Lee Suckling talks to psychologist Kyle MacDonald about why admitting a mental health setback is tough. Photo / Getty Images
OPINION:
What is it about the pandemic that has made dealing with an existing mental health issue sometimes feel impossible?
I've been very open about my mental health journey, including spending six months in therapy in 2016, but something about the past year has given my clinically diagnosed anxiety and obsessive-compulsive disorder a bit of a relapse.
The first 12 months of Covid was fine, but in the past year – or rather, since August 17, 2021 – I've noticed the issues I've successfully managed for years have crept back into my life.
I'm not alone in this. I spoke with psychologist (and fellow Herald columnist) Kyle MacDonald, who said: "Initially I think the exhaustion of having to keep up with all the extra decisions and information was extremely taxing, and required us all to work harder emotionally," which gives some explanation as to why some mental health issues have been harder to manage over recent months.

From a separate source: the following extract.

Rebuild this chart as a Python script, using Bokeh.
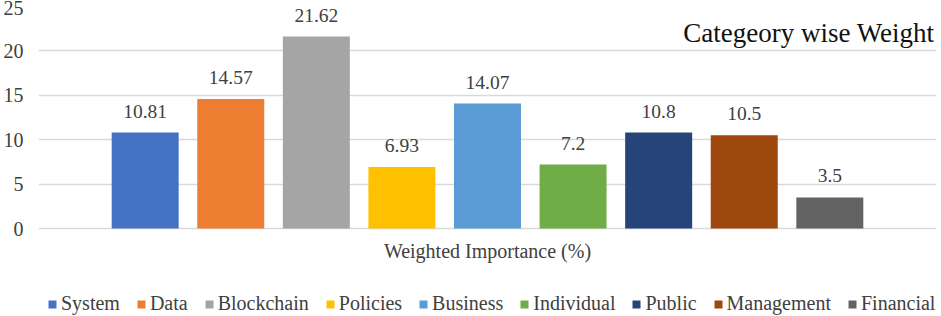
from bokeh.plotting import figure
from bokeh.models import ColumnDataSource, FactorRange, Range1d, Legend, LegendItem, LabelSet, Label, FixedTicker
from bokeh.transform import dodge
from bokeh.embed import file_html
from bokeh.resources import INLINE

category = ["Weighted Importance (%)"]
series = ["System", "Data", "Blockchain", "Policies", "Business", "Individual", "Public", "Management", "Financial"]
values = [10.81, 14.57, 21.62, 6.93, 14.07, 7.2, 10.8, 10.5, 3.5]
value_labels = ["10.81", "14.57", "21.62", "6.93", "14.07", "7.2", "10.8", "10.5", "3.5"]
colors = ["#4472C4", "#ED7D31", "#A5A5A5", "#FFC000", "#5B9BD5", "#70AD47", "#264478", "#9E480E", "#636363"]
y_ticks = [0, 5, 10, 15, 20, 25]
title_text = "Categeory wise Weight"

FONT = "'Liberation Serif', 'Times New Roman', serif"
TXT = "#404040"

# layout (pixels): plot area 222 px for 0..25, 88 px below zero for axis label + legend
PLOT_PX, BELOW_PX = 222, 88
ymax = 25
ymin = -ymax * BELOW_PX / PLOT_PX
px = ymax / PLOT_PX  # data units per pixel

p = figure(frame_width=898, frame_height=PLOT_PX + BELOW_PX,
           x_range=FactorRange(factors=category, range_padding=0),
           y_range=Range1d(ymin, ymax), output_backend="svg", toolbar_location=None,
           min_border_left=37, min_border_right=6, min_border_top=6, min_border_bottom=0)
p.outline_line_color = None
p.background_fill_color = "white"
p.border_fill_color = "white"

pitch = 0.0953
bw = 0.0746
n = len(series)
items = []
for i, (name, v, lab, c) in enumerate(zip(series, values, value_labels, colors)):
    src = ColumnDataSource(dict(x=category, top=[v], lab=[lab]))
    off = (i - (n - 1) / 2) * pitch
    r = p.vbar(x=dodge("x", off, range=p.x_range), top="top", width=bw, source=src,
               fill_color=c, line_color=None)
    items.append(LegendItem(label=name, renderers=[r]))
    ls = LabelSet(x=dodge("x", off, range=p.x_range), y="top", text="lab", source=src,
                  y_offset=15, text_align="center", text_baseline="alphabetic",
                  text_font=FONT, text_font_size="19.5px", text_color=TXT)
    p.add_layout(ls)

# y axis
p.yaxis.ticker = FixedTicker(ticks=y_ticks)
p.yaxis.axis_line_color = None
p.yaxis.major_tick_line_color = None
p.yaxis.minor_tick_line_color = None
p.yaxis.major_tick_out = 0
p.yaxis.major_label_text_font = FONT
p.yaxis.major_label_text_font_size = "20px"
p.yaxis.major_label_text_color = TXT
p.yaxis.major_label_standoff = 15

p.xaxis.visible = False

p.xgrid.grid_line_color = None
p.ygrid.grid_line_color = "#d9d9d9"
p.ygrid.grid_line_width = 1.5
p.ygrid.ticker = FixedTicker(ticks=y_ticks)

# category label (below the zero line)
cat_label = Label(x=0.5, y=-22 * px, text=category[0], text_align="center", text_baseline="alphabetic",
                  text_font=FONT, text_font_size="20px", text_color=TXT)
p.add_layout(cat_label)

title = Label(x=1, y=ymax - 26 * px, text=title_text, text_align="right", text_baseline="alphabetic",
              x_offset=-2, text_font=FONT, text_font_size="27px", text_color="#111111")
p.add_layout(title)

legend = Legend(items=items, orientation="horizontal", location=(9, 1),
                glyph_width=10, glyph_height=10, label_standoff=4, spacing=16,
                label_height=20,
                label_text_font=FONT, label_text_font_size="20px", label_text_color=TXT,
                border_line_color=None, background_fill_alpha=0, margin=0, padding=0)
p.add_layout(legend)

open("out.html", "w").write(file_html(p, INLINE))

"Over time I think this, along with the worry and the very real anxiety of late about the rising cases is a chronic grinding sort of stress. It taxes us all, and for people who may have already been working quite hard to cope day-to-day, it's enough to tip people over."
Yet I've had a lot of guilt and shame about experiencing a setback for an issue I thought I was managing.
How does one process these feelings? How do you admit to yourself that you're not coping and you need a new path forward? What additional tools do you add in to cope with guilt and shame atop existing stresses?
"Self-compassion is really important, along with acceptance," advises MacDonald.
"I always warn people that change is a wobbly old road, and it's important to not expect we can get 'cured' and be perfectly emotionally healthy people - because no one is.
"Being accepting is hard when it's something we don't want to accept, but it's vital we find ways to slow down, treat ourselves with patience and kindness and do what works for us."
With this advice, I can look back at the past year now and understand why my struggle has been tough – I've been fighting against myself. I have been trying (and failing) to deal with primary feelings of personal anxiety, as improvements have been made impossible because I've refused to accept my own battle.
In fact, the constant internal conundrum of "Why am I feeling like this? I should be coping; this isn't who I am any more!" has prevented me from having any compassion for myself. Denying your struggle is real increases the mental pain, and prevents you from moving forward.
It's true, we have all suffered emotionally during the pandemic and many are not coping well … but think we should be grateful for not being hospitalised with Covid. I'm not a psychologist, I believe diminishing your own problems as "not as bad as others" is a severe roadblock.
Experiencing a panic attack on the bathroom floor and being unable to get up isn't the same as being in ICU, you're right. But it's all relative, and everyone's experience is justified.
In my experience as an end-user in psychotherapy, "low-grade chronic trauma" – by that I mean, an ongoing painful experience that breaks you down slowly and silently without you noticing it – is what some of us have endured with this pandemic era. Trauma doesn't have to be acute, like a car crash or sexual assault.
The people at home during WWII weren't on the front lines or in immediate danger, but six years of war was traumatic in its own right. You just don't feel it when it becomes your everyday experience – like this pandemic has become or countless famines in the past century.
Yet a slow and consistent loss of control has just as equal a right to be labelled "trauma" as something fast and immediately painful. That feeling of loss of personal control, I believe, is the perfect petri dish for old mental health issues to re-grow.
Prior to engaging in weekly therapy years ago, denying low-grade chronic trauma as "serious" stopped me from getting better. In fact, during that therapy journey, I was initially made to feel by two psychologists that my experience "wasn't that bad" and it was my perspective that needed changing on my past chronic trauma (not dealing with the actual trauma).
This reminds me of how many people have normalised a pandemic so much that they no longer see it as a global natural disaster. But it is. To put it into context other Cantabrians will understand, it's an earthquake that goes on, and on, and on.
It took finding a third practitioner to effectively validate my experience as low-intensity but similarly mentally destructive as a single and powerful event. Only then was I able to openly receive the treatment I was offered, and actually start to make headway.
You may not notice you're in a drought until it's too late, and it certainly doesn't help to have others tell you to be thankful you're not in the Sahara Desert when you still need a drink of water.
I can see now I have repeated my past behaviour during the pandemic and told myself this current experience isn't traumatic enough to warrant a secondary relapse.
With that in mind, here's my advice if you've found yourself not managing with an existing mental health issue you have effectively dealt with in the past: validate your own experience.
Don't wait for someone else to do it for you. It's okay not to be coping any more. I've found admitting that to yourself can be imperative in finding a way out.